How to Add New Lines in Google Sheets
If you want to insert a new line within a cell, double-click the cell, place the cursor at the desired position, then press:
- Windows:
Alt + Enter
- Mac:
Option + Enter
How to Remove New Lines in Google Sheets
To remove new lines from a cell, use the CLEAN function, not the TRIM function.
=CLEAN(D2)

If the new lines were inserted without spaces, the output may look cluttered. To make the text more readable, replace new line characters with spaces using the SUBSTITUTE function:
=SUBSTITUTE(D2, CHAR(10), " ")
This replaces each new line character (represented by CHAR(10)
) with a space.
Moving New Lines to Columns or Rows in Google Sheets
Google Sheets provides a “Split text to columns” option under the Data menu, but it doesn’t support new lines (CHAR(10)
) as a delimiter.
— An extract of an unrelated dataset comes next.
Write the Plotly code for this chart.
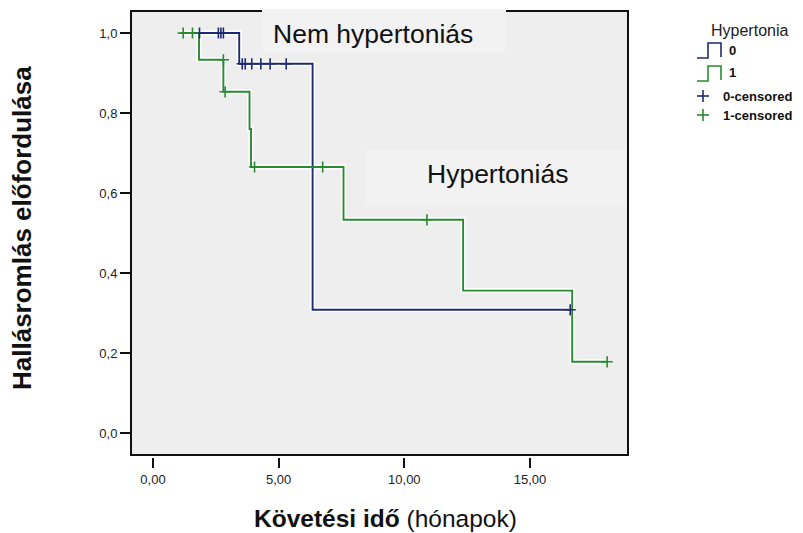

Since there’s no built-in way to split text by new lines using that method, we must use formulas instead.
To move new lines to columns, use the SPLIT function:
=SPLIT(D2, CHAR(10))
If you want to move new lines to rows, combine TOCOL with SPLIT:
=TOCOL(SPLIT(D2, CHAR(10)))
These formulas allow you to restructure data by breaking multi-line values into separate columns or rows.
Moving New Lines to Columns While Keeping Groups
Sometimes, new lines within a cell are used to separate groups of data with an empty line in between. If you want to preserve these groups while moving new lines to columns, use the following formula:
=ArrayFormula(TRANSPOSE(SPLIT(TRANSPOSE(SPLIT(SUBSTITUTE(SUBSTITUTE(B4, CHAR(10)&CHAR(10), "|"), CHAR(10), "^"), "|")), "^")))

How This Formula Works
- Replace Double New Lines
The formula first replaces consecutive new lines (empty lines) with a pipe (|
) symbol.=SUBSTITUTE(B4, CHAR(10)&CHAR(10), "|")
- Replace Single New Lines
Next, it replaces single new lines with a caret (^
).=SUBSTITUTE(SUBSTITUTE(B4, CHAR(10)&CHAR(10), "|"), CHAR(10), "^")
- Split and Transpose
The formula then splits the text at each pipe (|
) symbol and transposes the results.=TRANSPOSE(SPLIT(SUBSTITUTE(SUBSTITUTE(B4, CHAR(10)&CHAR(10), "|"), CHAR(10), "^"), "|"))
- Final Split & Transpose
Finally, it splits the text at each caret (^
) symbol and transposes it again, converting new lines into separate columns while preserving groups.
Conclusion
This tutorial covered how to move new lines in a cell to columns and rows using Google Sheets formulas. We also explored handling grouped data while moving new lines.